Lebenslagen, Kompetenzen und Bedürfnisse
Über die Unterstützung hinaus, die jede Gründerin und jeder Gründer auf dem Weg in die berufliche Selbstständigkeit benötigt, brauchen Gründungsinteressierte ab dem mittleren Alter spezielle Informationen sowie eine professionelle und sensible Gründungsberatung, die ihre unterschiedlichen Lebenslagen, Kompetenzen und Bedürfnisse berücksichtigt. Das geht unter anderem aus dem RKW-Empfehlungskatalog „Senior Entrepreneurship – Hinweise für die Beratungspraxis 45plus“ hervor.

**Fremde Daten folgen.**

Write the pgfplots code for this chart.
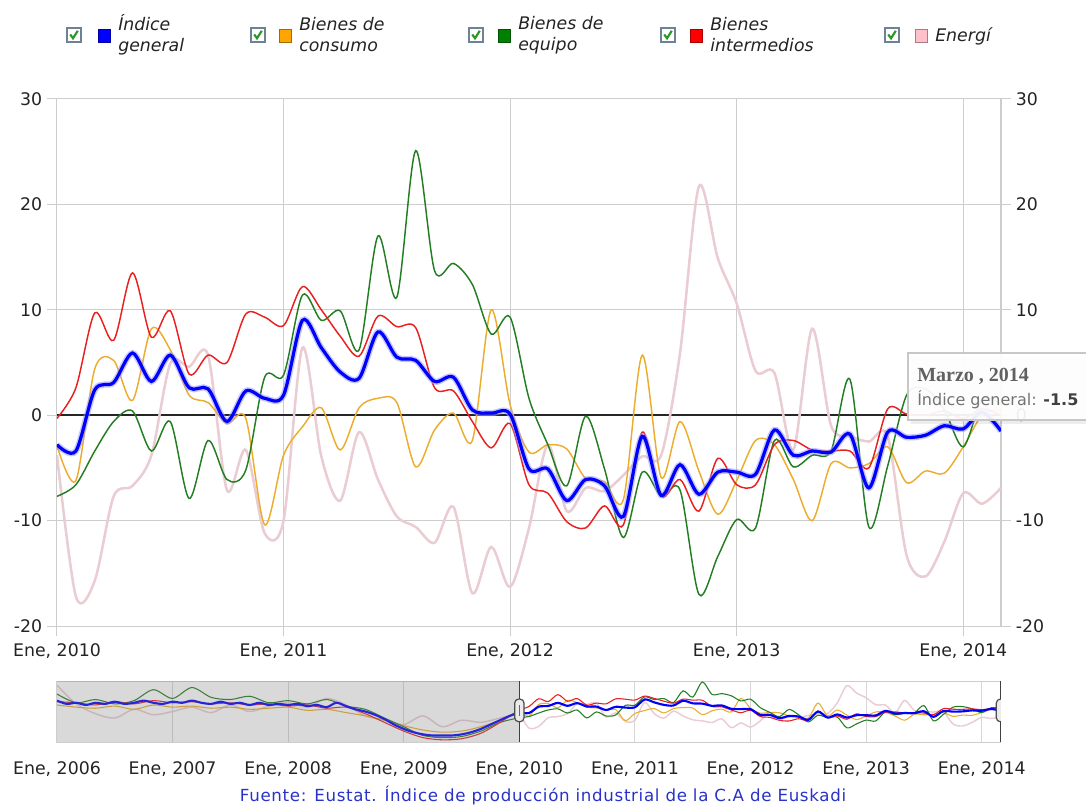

Vor diesem Hintergrund geht dieser Leitfaden auf Chancen und Risiken älterer Gründerinnen und Gründer ein. Er zeigt damit gleichzeitig die zielgruppenspezifischen Themen und besonderen Beratungsinhalte auf, die mit den verschiedenen Bedarfsarten und Problemen dieser Zielgruppe verknüpft sind.
Der Leitfaden
Der vorliegende Leitfaden richtet sich in erster Linie an Gründungsberaterinnen und -berater, aber auch an ältere Gründerinnen und Gründer selbst. Er ist als „Baukasten“ aufgebaut und enthält:
- Hinweise mit Erläuterungen zu typischen Herausforderungen für Senior Entrepreneure
- praxisnahe Ratschläge zum Umgang mit diesen Herausforderungen
- weiterführende Informationen und Tipps als Anregung für die alltägliche Beratungspraxis
- Checklisten, verwendbar als Arbeitsunterlagen für das Beratungsgespräch
- „Best Practice“-Beispiele, an denen sich ablesen lässt, welche Faktoren zum Erfolg führen und wie sich Herausforderungen meistern lassen
Welche Information oder welcher Ratschlag jeweils von Bedeutung ist, hängt vom einzelnen Gründungsfall ab. Besonderes Augenmerk hat der Leitfaden dem Thema Finanzierung, in erster Linie der Fremdkapitalbeschaffung, geschenkt. Der Grund: Gründerinnen und Gründer 45plus setzen unter dem Strich etwas mehr Eigenkapital und externe Finanzmittel als Jüngere ein. Dazu kommt, dass Finanzierungsprobleme typische Hürden sind, die Gründungswillige 45plus aufgrund des fortgeschrittenen Alters überwinden müssen.
Dank und Ausblick
An dieser Stelle gilt ein herzlicher Dank den Mitgliedern des Expertenkreises „Senior Entrepreneurship“, deren umfassendes Wissen sowie deren tägliche Erfahrung mit Senior Entrepreneuren in diesen Leitfaden eingeflossen sind. Der Expertenkreis hat sich bislang im Rahmen thematischer Workshops mit folgenden Schwerpunkten beschäftigt: Beratung (im Jahr 2014) und Finanzierung (ab 2015). Eine Vertiefung der Diskussion rund um die Finanzierung, diesmal mit dem Schwerpunkt „alternative Finanzierung“, wird in weiteren Workshops 2016 folgen.